# Dataset section start

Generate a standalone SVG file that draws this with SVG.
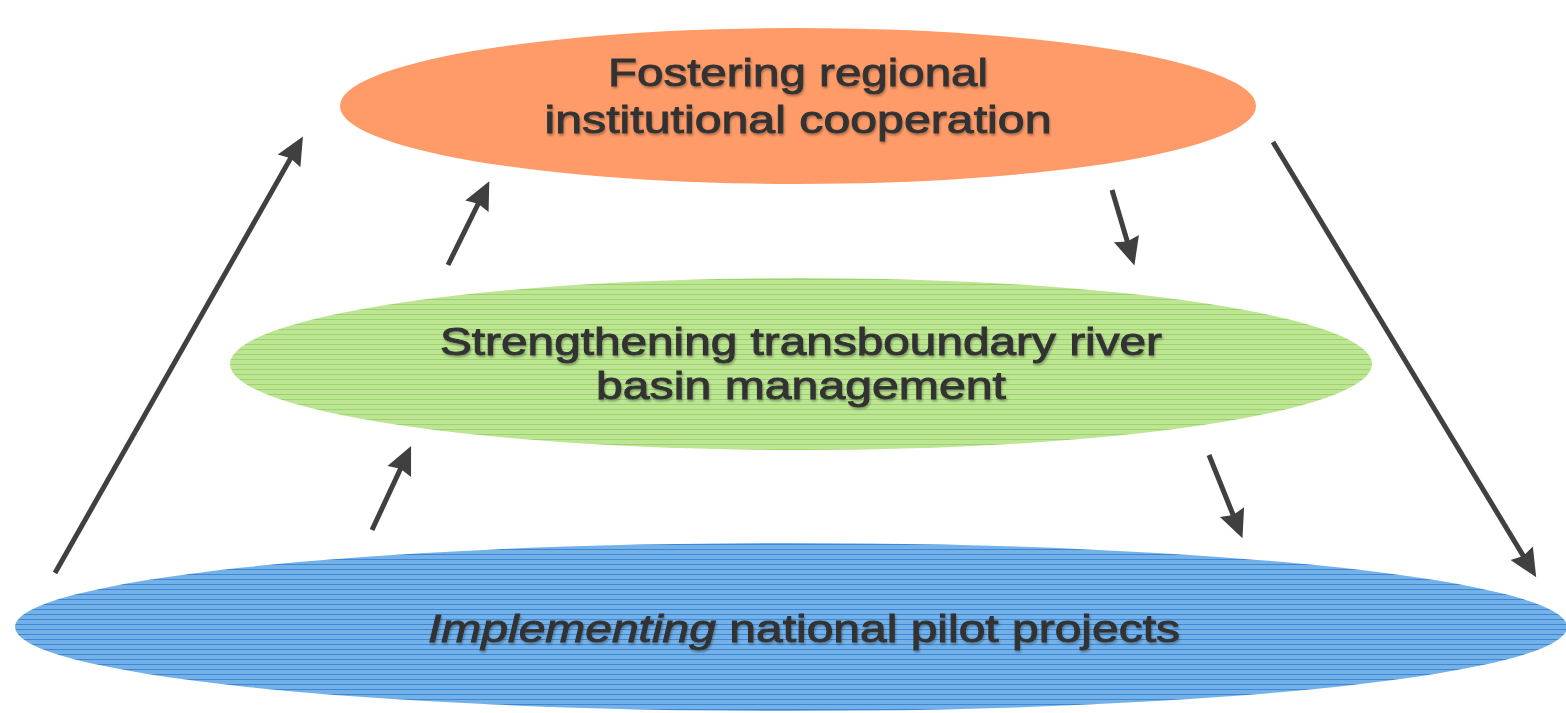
<svg xmlns="http://www.w3.org/2000/svg" width="1566" height="713" viewBox="0 0 1566 713">
<style>
.lbl{font-family:"Liberation Sans",Arial,sans-serif;font-size:38px;fill:#333;stroke:#333;stroke-width:0.9;text-anchor:middle;filter:url(#sh)}
.conn{stroke:#404040;stroke-width:5;fill:none;marker-end:url(#ah)}
</style>
<defs>
<filter id="sh" x="-5%" y="-20%" width="110%" height="150%">
<feDropShadow dx="1" dy="2" stdDeviation="0.8" flood-color="#000" flood-opacity="0.3"/>
</filter>
<pattern id="pg" width="10" height="5" patternUnits="userSpaceOnUse">
<rect width="10" height="5" fill="#BDE593"/>
<rect y="4" width="10" height="1" fill="#9AD56C"/>
</pattern>
<pattern id="pb" width="10" height="5" patternUnits="userSpaceOnUse">
<rect width="10" height="5" fill="#74B1E8"/>
<rect y="4" width="10" height="1" fill="#3C88D4"/>
</pattern>
<marker id="ah" viewBox="0 0 28 26" refX="16" refY="13" markerWidth="28" markerHeight="26" markerUnits="userSpaceOnUse" orient="auto" overflow="visible">
<path d="M0,0 L28,13 L0,26 L3,13 Z" fill="#404040" stroke="none"/>
</marker>
</defs>
<g id="node-regional">
<ellipse cx="798" cy="106" rx="458" ry="78" fill="#FF9B68"/>
<text class="lbl" x="798" y="86" textLength="380" lengthAdjust="spacingAndGlyphs">Fostering regional</text>
<text class="lbl" x="798" y="133" textLength="507" lengthAdjust="spacingAndGlyphs">institutional cooperation</text>
</g>
<g id="node-river">
<ellipse cx="801" cy="364" rx="571" ry="86" fill="url(#pg)"/>
<text class="lbl" x="801" y="355" textLength="722" lengthAdjust="spacingAndGlyphs">Strengthening transboundary river</text>
<text class="lbl" x="801" y="399" textLength="410" lengthAdjust="spacingAndGlyphs">basin management</text>
</g>
<g id="node-pilot">
<ellipse cx="791" cy="627" rx="776" ry="84" fill="url(#pb)"/>
<text class="lbl" x="804" y="642" textLength="752" lengthAdjust="spacingAndGlyphs"><tspan font-style="italic">Implementing</tspan> national pilot projects</text>
</g>
<g id="connectors">
<line class="conn" x1="55" y1="573" x2="297" y2="147"/>
<line class="conn" x1="448" y1="265" x2="484" y2="192"/>
<line class="conn" x1="372" y1="530" x2="406" y2="457"/>
<line class="conn" x1="1112" y1="190" x2="1131" y2="254"/>
<line class="conn" x1="1209" y1="455" x2="1238" y2="527"/>
<line class="conn" x1="1273" y1="142" x2="1530" y2="567"/>
</g>
</svg>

# Dataset section end

— What to produce —
Repeat the material above word for word and skip every image in it.

— Response to the exercise —
Generate a standalone SVG file that draws this with SVG.
<svg xmlns="http://www.w3.org/2000/svg" width="1566" height="713" viewBox="0 0 1566 713">
<style>
.lbl{font-family:"Liberation Sans",Arial,sans-serif;font-size:38px;fill:#333;stroke:#333;stroke-width:0.9;text-anchor:middle;filter:url(#sh)}
.conn{stroke:#404040;stroke-width:5;fill:none;marker-end:url(#ah)}
</style>
<defs>
<filter id="sh" x="-5%" y="-20%" width="110%" height="150%">
<feDropShadow dx="1" dy="2" stdDeviation="0.8" flood-color="#000" flood-opacity="0.3"/>
</filter>
<pattern id="pg" width="10" height="5" patternUnits="userSpaceOnUse">
<rect width="10" height="5" fill="#BDE593"/>
<rect y="4" width="10" height="1" fill="#9AD56C"/>
</pattern>
<pattern id="pb" width="10" height="5" patternUnits="userSpaceOnUse">
<rect width="10" height="5" fill="#74B1E8"/>
<rect y="4" width="10" height="1" fill="#3C88D4"/>
</pattern>
<marker id="ah" viewBox="0 0 28 26" refX="16" refY="13" markerWidth="28" markerHeight="26" markerUnits="userSpaceOnUse" orient="auto" overflow="visible">
<path d="M0,0 L28,13 L0,26 L3,13 Z" fill="#404040" stroke="none"/>
</marker>
</defs>
<g id="node-regional">
<ellipse cx="798" cy="106" rx="458" ry="78" fill="#FF9B68"/>
<text class="lbl" x="798" y="86" textLength="380" lengthAdjust="spacingAndGlyphs">Fostering regional</text>
<text class="lbl" x="798" y="133" textLength="507" lengthAdjust="spacingAndGlyphs">institutional cooperation</text>
</g>
<g id="node-river">
<ellipse cx="801" cy="364" rx="571" ry="86" fill="url(#pg)"/>
<text class="lbl" x="801" y="355" textLength="722" lengthAdjust="spacingAndGlyphs">Strengthening transboundary river</text>
<text class="lbl" x="801" y="399" textLength="410" lengthAdjust="spacingAndGlyphs">basin management</text>
</g>
<g id="node-pilot">
<ellipse cx="791" cy="627" rx="776" ry="84" fill="url(#pb)"/>
<text class="lbl" x="804" y="642" textLength="752" lengthAdjust="spacingAndGlyphs"><tspan font-style="italic">Implementing</tspan> national pilot projects</text>
</g>
<g id="connectors">
<line class="conn" x1="55" y1="573" x2="297" y2="147"/>
<line class="conn" x1="448" y1="265" x2="484" y2="192"/>
<line class="conn" x1="372" y1="530" x2="406" y2="457"/>
<line class="conn" x1="1112" y1="190" x2="1131" y2="254"/>
<line class="conn" x1="1209" y1="455" x2="1238" y2="527"/>
<line class="conn" x1="1273" y1="142" x2="1530" y2="567"/>
</g>
</svg>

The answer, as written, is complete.